O art. 23, II, VI e VII da Constituição Federal atribui competência concorrente à União, aos Estados, ao Distrito Federal, e aos Municípios para, respectivamente: (a) cuidar da saúde; (b) proteger o meio ambiente e combater a poluição em qualquer de suas formas; (c) preservar as florestas, a fauna e a flora.

Do mesmo modo, a competência dos Municípios, em temas relacionados ao meio ambiente e também ao consumidor, pode ser extraída da previsão contida no art. 30, I e II da Constituição Federal, por força dos quais o legislador municipal pode regular temas de interesse local, e ainda suplementar a legislação federal no que couber.

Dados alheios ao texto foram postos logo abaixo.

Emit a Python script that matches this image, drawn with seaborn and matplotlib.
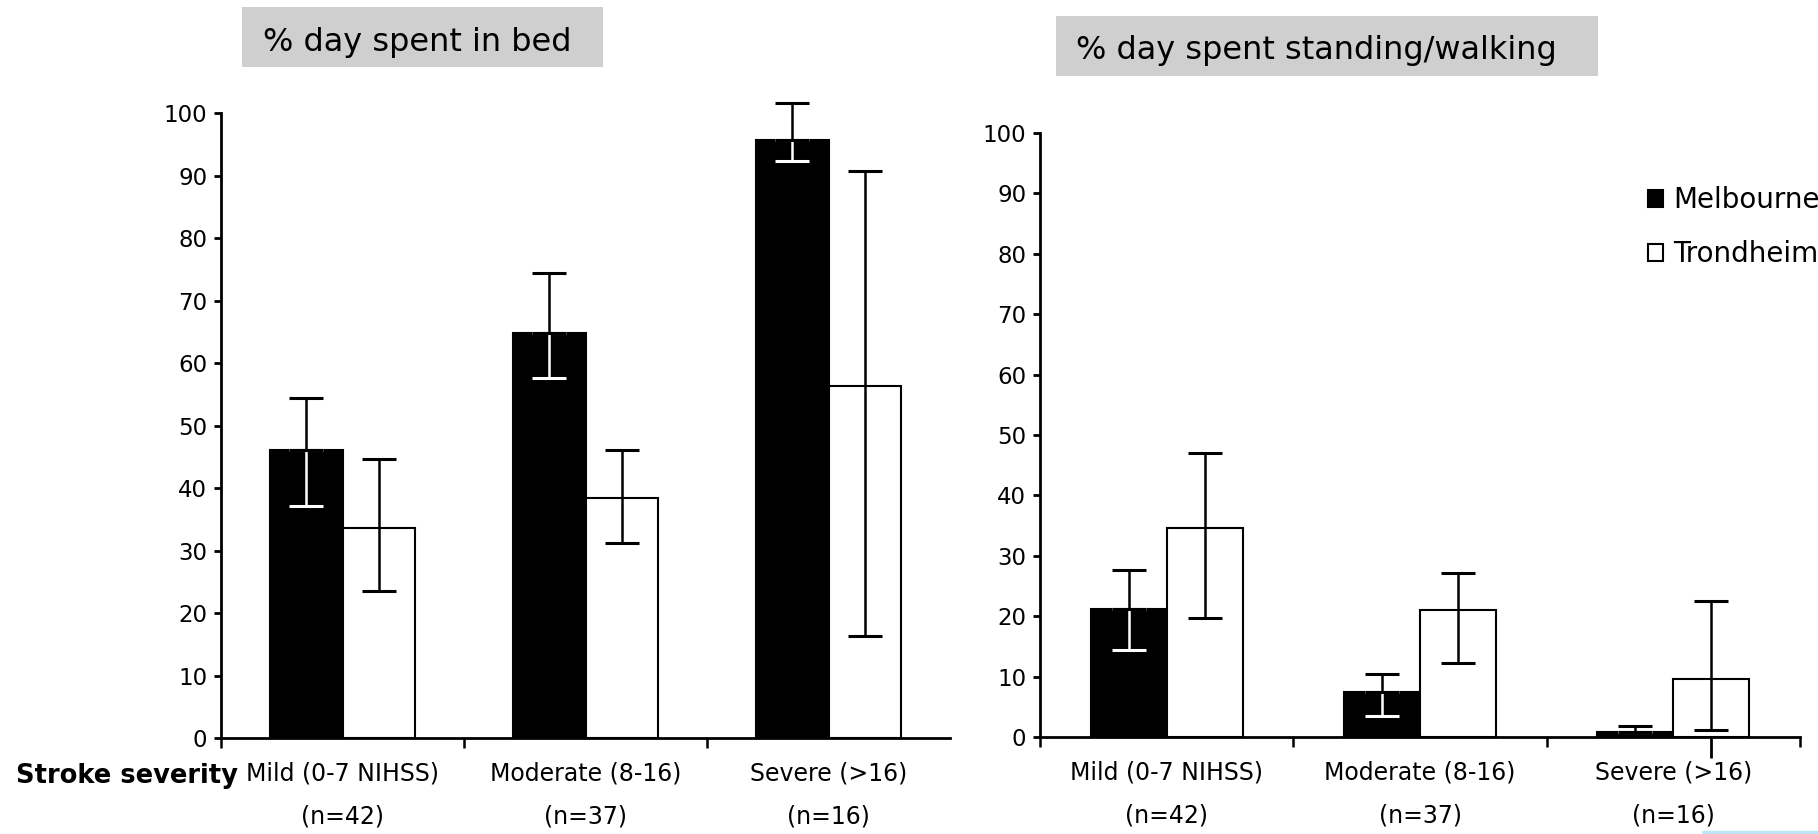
import matplotlib
matplotlib.use("Agg")
import matplotlib.pyplot as plt
from matplotlib.patches import Rectangle, Patch
from matplotlib.lines import Line2D
from matplotlib.ticker import FixedLocator
import numpy as np
import pandas as pd
import seaborn as sns

# categories / labels
severity = ["Mild (0-7 NIHSS)", "Moderate (8-16)", "Severe (>16)"]
n_sizes = ["(n=42)", "(n=37)", "(n=16)"]
cities = ["Melbourne", "Trondheim"]
city_colors = {"Melbourne": "black", "Trondheim": "white"}

# % day spent in bed (mean, lower, upper error)
bed_melbourne = [46.2, 64.8, 95.7]
bed_melbourne_low = [37.2, 57.6, 92.3]
bed_melbourne_high = [54.4, 74.4, 101.7]
bed_trondheim = [33.6, 38.4, 56.4]
bed_trondheim_low = [23.6, 31.3, 16.3]
bed_trondheim_high = [44.7, 46.1, 90.7]

# % day spent standing/walking
stand_melbourne = [21.2, 7.5, 0.8]
stand_melbourne_low = [14.5, 3.5, 0.8]
stand_melbourne_high = [27.7, 10.5, 1.9]
stand_trondheim = [34.6, 21.0, 9.6]
stand_trondheim_low = [19.7, 12.2, 1.2]
stand_trondheim_high = [47.0, 27.1, 22.5]

sns.set_style("white")
plt.rcParams["font.family"] = ["DejaVu Sans"]
plt.rcParams["text.color"] = "black"
plt.rcParams["xtick.color"] = "black"
plt.rcParams["ytick.color"] = "black"


def long_table(melb, trond):
    return pd.DataFrame({
        "severity": severity * 2,
        "city": [cities[0]] * 3 + [cities[1]] * 3,
        "value": melb + trond,
    })


def draw_panel(ax, df, lows, highs, boundaries):
    sns.barplot(data=df, x="severity", y="value", hue="city", hue_order=cities,
                order=severity, palette=city_colors, edgecolor="black",
                linewidth=1.5, width=0.6, gap=0, errorbar=None, legend=False,
                ax=ax)
    bar_pos = {}
    for container, city in zip(ax.containers, cities):
        xs = np.array([b.get_x() + b.get_width() / 2 for b in container])
        hs = np.array([b.get_height() for b in container])
        bar_pos[city] = xs
        lo = hs - np.array(lows[city])
        hi = np.array(highs[city]) - hs
        zeros = np.zeros(len(hs))
        if city_colors[city] == "black":
            # part of the whisker inside a black bar is drawn white
            parts = [([lo, zeros], "white"), ([zeros, hi], "black")]
        else:
            parts = [([lo, hi], "black")]
        for yerr, col in parts:
            eb = ax.errorbar(xs, hs, yerr=yerr, fmt="none", ecolor=col,
                             elinewidth=1.8, capsize=12, capthick=2.2, zorder=3)
            for art in list(eb.lines[1]) + list(eb.lines[2]):
                art.set_clip_on(False)

    ax.set_xlim(-0.5, 2.5)
    ax.set_ylim(0, 100)
    ax.set_yticks(range(0, 101, 10))
    ax.xaxis.set_minor_locator(FixedLocator(boundaries))
    ax.set_xlabel("")
    ax.set_ylabel("")
    ax.tick_params(axis="x", which="major", bottom=True, length=0, pad=17,
                   labelsize=17, labelcolor="black")
    ax.tick_params(axis="x", which="minor", bottom=True, length=7, width=1.8,
                   direction="out", color="black")
    ax.tick_params(axis="y", left=True, length=5, width=2, direction="out",
                   labelsize=16.5, pad=5, color="black", labelcolor="black")
    for side in ("top", "right"):
        ax.spines[side].set_visible(False)
    for side in ("left", "bottom"):
        ax.spines[side].set_linewidth(2)
        ax.spines[side].set_color("black")
    for i, n in enumerate(n_sizes):
        ax.annotate(n, xy=(i, 0), xycoords=("data", "axes fraction"),
                    xytext=(0, -56), textcoords="offset points",
                    ha="center", va="center", fontsize=17, color="black")
    return bar_pos


fig = plt.figure(figsize=(18.18, 8.34), dpi=100)
ax1 = fig.add_axes([0.1216, 0.1148, 0.4010, 0.7494])
ax2 = fig.add_axes([0.5721, 0.1160, 0.4180, 0.7249])

draw_panel(ax1, long_table(bed_melbourne, bed_trondheim),
           {"Melbourne": bed_melbourne_low, "Trondheim": bed_trondheim_low},
           {"Melbourne": bed_melbourne_high, "Trondheim": bed_trondheim_high},
           [-0.5, 0.5, 1.5])
pos2 = draw_panel(ax2, long_table(stand_melbourne, stand_trondheim),
                  {"Melbourne": stand_melbourne_low, "Trondheim": stand_trondheim_low},
                  {"Melbourne": stand_melbourne_high, "Trondheim": stand_trondheim_high},
                  [-0.5, 0.5, 1.5, 2.5])
# whisker of the severe Trondheim bar runs through the axis line
ax2.vlines(pos2["Trondheim"][2], -3.5, 0, color="black", lw=2, clip_on=False,
           zorder=4)

handles = [Patch(facecolor=city_colors[c], edgecolor="black", linewidth=1.5)
           for c in cities]
ax2.legend(handles, cities, loc="upper left", bbox_to_anchor=(0.9065, 0.777),
           bbox_transform=fig.transFigure, frameon=False, fontsize=20,
           handlelength=0.55, handleheight=0.55, handletextpad=0.35,
           labelspacing=0.95, borderpad=0, borderaxespad=0)

# grey title boxes
fig.add_artist(Rectangle((0.1331, 0.9197), 0.1986, 0.0719,
                         transform=fig.transFigure, facecolor="#cfcfcf",
                         edgecolor="none"))
fig.text(0.1447, 0.9496, "% day spent in bed", fontsize=23, va="center")
fig.add_artist(Rectangle((0.5809, 0.9089), 0.2981, 0.0719,
                         transform=fig.transFigure, facecolor="#cfcfcf",
                         edgecolor="none"))
fig.text(0.5919, 0.9389, "% day spent standing/walking", fontsize=23,
         va="center")

fig.text(0.0088, 0.0695, "Stroke severity", fontsize=18.5, fontweight="bold",
         va="center")

# thin slide border remnant bottom right
fig.add_artist(Line2D([0.937, 1.0], [0.002, 0.002], color="#bfe6f7", lw=2.5,
                      transform=fig.transFigure))

fig.savefig("out.png", dpi=100)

Nesse mesmo sentido, o art. 225, § 1º da Constituição Federal impõe ao Poder Público de forma geral – ou seja, à União, aos Estados, ao Distrito Federal e aos Municípios – inúmeras diretrizes, todas destinadas à preservação do direito ao meio ambiente ecologicamente equilibrado. Entre elas está, especialmente, nos termos do inciso V, a de controlar a produção, a comercialização e o emprego de técnicas, métodos e substâncias que comportem risco para a vida, a qualidade de vida e o meio ambiente.

A importância da proteção ao meio ambiente, como é cediço, é tão intensa, que até mesmo no âmbito da atividade econômica a Constituição da República impõe como princípios gerais a serem obsequiados, a “defesa do consumidor”, bem como a “defesa do meio ambiente, inclusive mediante tratamento diferenciado conforme o impacto ambiental dos produtos e serviços e de seus processos de elaboração e prestação” (art. 170, V e VI da CR/88).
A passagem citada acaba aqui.